• TASK: Report, as a bare number, how many lines hold "with".

• RECORDS FOR THE EXERCISE:
################

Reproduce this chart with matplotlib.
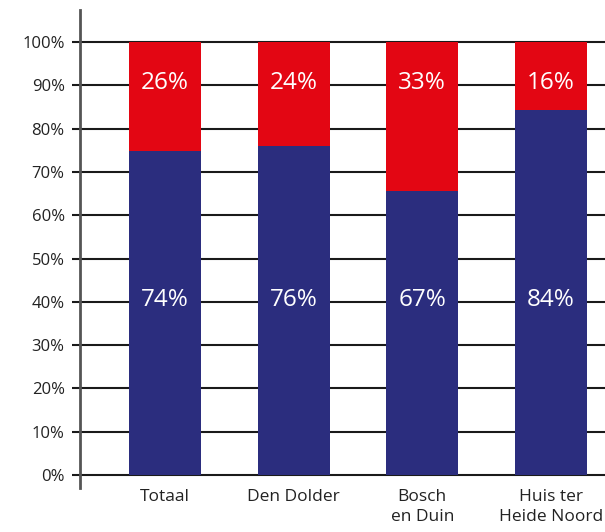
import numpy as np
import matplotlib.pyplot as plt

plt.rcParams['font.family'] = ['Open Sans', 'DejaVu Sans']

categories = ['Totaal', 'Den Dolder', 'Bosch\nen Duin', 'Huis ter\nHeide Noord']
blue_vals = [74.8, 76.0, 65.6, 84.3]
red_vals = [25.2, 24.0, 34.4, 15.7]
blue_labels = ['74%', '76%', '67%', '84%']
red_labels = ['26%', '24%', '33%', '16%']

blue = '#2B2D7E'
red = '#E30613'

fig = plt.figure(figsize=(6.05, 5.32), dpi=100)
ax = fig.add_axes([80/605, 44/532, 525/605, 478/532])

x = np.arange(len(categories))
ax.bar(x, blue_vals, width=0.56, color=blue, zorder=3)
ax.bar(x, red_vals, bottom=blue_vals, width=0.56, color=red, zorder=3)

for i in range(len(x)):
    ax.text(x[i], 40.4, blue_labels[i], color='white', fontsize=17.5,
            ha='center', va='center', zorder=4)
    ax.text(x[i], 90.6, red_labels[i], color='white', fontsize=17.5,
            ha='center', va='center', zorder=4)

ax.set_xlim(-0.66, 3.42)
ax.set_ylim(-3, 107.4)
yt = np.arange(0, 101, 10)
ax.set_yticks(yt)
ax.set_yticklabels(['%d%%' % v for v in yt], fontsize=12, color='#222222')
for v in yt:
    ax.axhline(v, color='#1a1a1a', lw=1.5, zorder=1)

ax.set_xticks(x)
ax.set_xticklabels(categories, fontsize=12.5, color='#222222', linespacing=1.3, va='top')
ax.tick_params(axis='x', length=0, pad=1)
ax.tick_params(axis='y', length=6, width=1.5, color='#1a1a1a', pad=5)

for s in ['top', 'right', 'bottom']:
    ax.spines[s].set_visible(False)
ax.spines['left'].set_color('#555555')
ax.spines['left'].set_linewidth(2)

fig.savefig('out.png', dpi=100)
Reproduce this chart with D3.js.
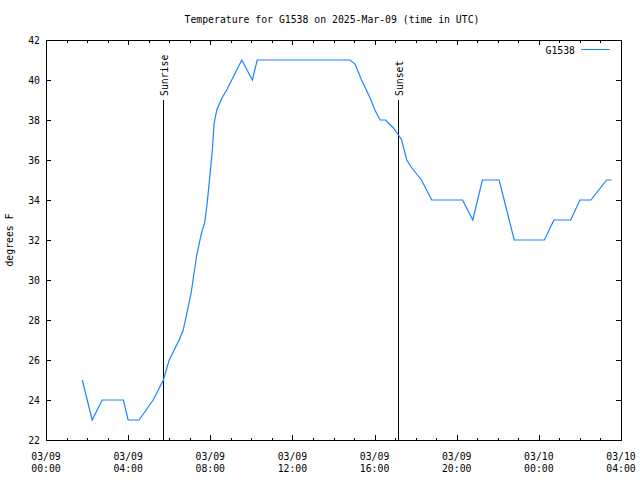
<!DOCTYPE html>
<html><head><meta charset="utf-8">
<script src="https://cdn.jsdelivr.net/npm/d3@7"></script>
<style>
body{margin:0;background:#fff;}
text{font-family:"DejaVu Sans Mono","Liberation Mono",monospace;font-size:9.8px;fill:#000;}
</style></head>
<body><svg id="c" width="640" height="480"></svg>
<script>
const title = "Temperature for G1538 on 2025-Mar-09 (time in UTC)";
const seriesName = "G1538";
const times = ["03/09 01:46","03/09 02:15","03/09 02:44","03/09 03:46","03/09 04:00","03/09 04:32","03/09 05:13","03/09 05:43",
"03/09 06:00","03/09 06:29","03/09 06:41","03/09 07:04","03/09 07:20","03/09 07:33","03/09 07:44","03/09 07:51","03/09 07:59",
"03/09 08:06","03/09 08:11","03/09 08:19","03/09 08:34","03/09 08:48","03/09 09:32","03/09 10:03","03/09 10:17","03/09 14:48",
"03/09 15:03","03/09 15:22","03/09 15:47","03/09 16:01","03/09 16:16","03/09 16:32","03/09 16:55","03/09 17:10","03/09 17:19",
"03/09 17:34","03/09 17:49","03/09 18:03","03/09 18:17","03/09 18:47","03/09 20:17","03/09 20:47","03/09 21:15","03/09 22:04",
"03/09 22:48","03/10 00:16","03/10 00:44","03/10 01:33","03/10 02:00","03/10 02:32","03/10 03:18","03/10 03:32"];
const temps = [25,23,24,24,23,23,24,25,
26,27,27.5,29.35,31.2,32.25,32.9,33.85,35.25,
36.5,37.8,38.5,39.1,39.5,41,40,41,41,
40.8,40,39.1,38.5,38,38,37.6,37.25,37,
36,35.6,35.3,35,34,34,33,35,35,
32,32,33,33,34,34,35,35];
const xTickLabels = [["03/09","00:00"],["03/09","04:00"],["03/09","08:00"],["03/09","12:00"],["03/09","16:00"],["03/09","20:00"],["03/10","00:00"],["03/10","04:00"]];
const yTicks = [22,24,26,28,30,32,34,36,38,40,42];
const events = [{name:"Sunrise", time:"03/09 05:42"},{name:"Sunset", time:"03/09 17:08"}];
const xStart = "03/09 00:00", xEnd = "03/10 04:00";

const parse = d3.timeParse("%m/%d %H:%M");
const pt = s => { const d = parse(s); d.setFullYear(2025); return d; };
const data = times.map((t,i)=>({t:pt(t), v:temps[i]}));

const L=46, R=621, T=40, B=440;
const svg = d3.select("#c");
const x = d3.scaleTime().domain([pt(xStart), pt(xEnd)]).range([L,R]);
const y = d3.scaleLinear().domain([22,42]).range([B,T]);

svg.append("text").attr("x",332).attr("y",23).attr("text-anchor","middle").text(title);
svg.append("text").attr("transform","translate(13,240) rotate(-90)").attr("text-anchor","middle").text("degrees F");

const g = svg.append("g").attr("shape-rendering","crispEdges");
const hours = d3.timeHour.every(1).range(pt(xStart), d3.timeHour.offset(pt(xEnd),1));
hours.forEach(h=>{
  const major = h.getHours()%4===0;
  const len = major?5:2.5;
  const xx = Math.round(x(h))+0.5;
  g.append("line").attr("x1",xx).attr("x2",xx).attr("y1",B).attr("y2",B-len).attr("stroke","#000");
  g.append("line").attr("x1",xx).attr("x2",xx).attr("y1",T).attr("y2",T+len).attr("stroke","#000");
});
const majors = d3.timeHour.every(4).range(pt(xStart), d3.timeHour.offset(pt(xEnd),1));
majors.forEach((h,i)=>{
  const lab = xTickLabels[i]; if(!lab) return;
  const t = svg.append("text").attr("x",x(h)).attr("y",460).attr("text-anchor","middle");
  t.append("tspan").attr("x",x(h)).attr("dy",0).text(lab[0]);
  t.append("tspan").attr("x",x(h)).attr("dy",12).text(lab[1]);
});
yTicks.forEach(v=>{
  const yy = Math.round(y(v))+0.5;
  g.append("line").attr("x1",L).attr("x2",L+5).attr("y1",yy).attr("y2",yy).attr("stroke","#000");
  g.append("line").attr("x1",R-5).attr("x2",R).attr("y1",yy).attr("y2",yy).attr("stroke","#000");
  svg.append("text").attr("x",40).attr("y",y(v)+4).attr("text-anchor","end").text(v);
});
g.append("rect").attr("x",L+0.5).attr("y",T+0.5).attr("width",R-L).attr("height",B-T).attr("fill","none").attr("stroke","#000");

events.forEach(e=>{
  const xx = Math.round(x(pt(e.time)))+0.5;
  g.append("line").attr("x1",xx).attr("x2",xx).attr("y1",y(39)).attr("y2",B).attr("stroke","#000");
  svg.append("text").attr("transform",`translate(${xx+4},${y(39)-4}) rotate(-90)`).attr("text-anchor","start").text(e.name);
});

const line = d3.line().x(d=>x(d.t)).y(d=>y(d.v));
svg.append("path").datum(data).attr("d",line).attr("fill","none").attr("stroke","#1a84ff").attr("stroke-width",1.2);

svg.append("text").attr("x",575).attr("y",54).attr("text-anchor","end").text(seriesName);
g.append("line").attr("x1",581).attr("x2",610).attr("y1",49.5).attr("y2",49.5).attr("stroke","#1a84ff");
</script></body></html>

################

• RESULT FOR THIS EXERCISE: 2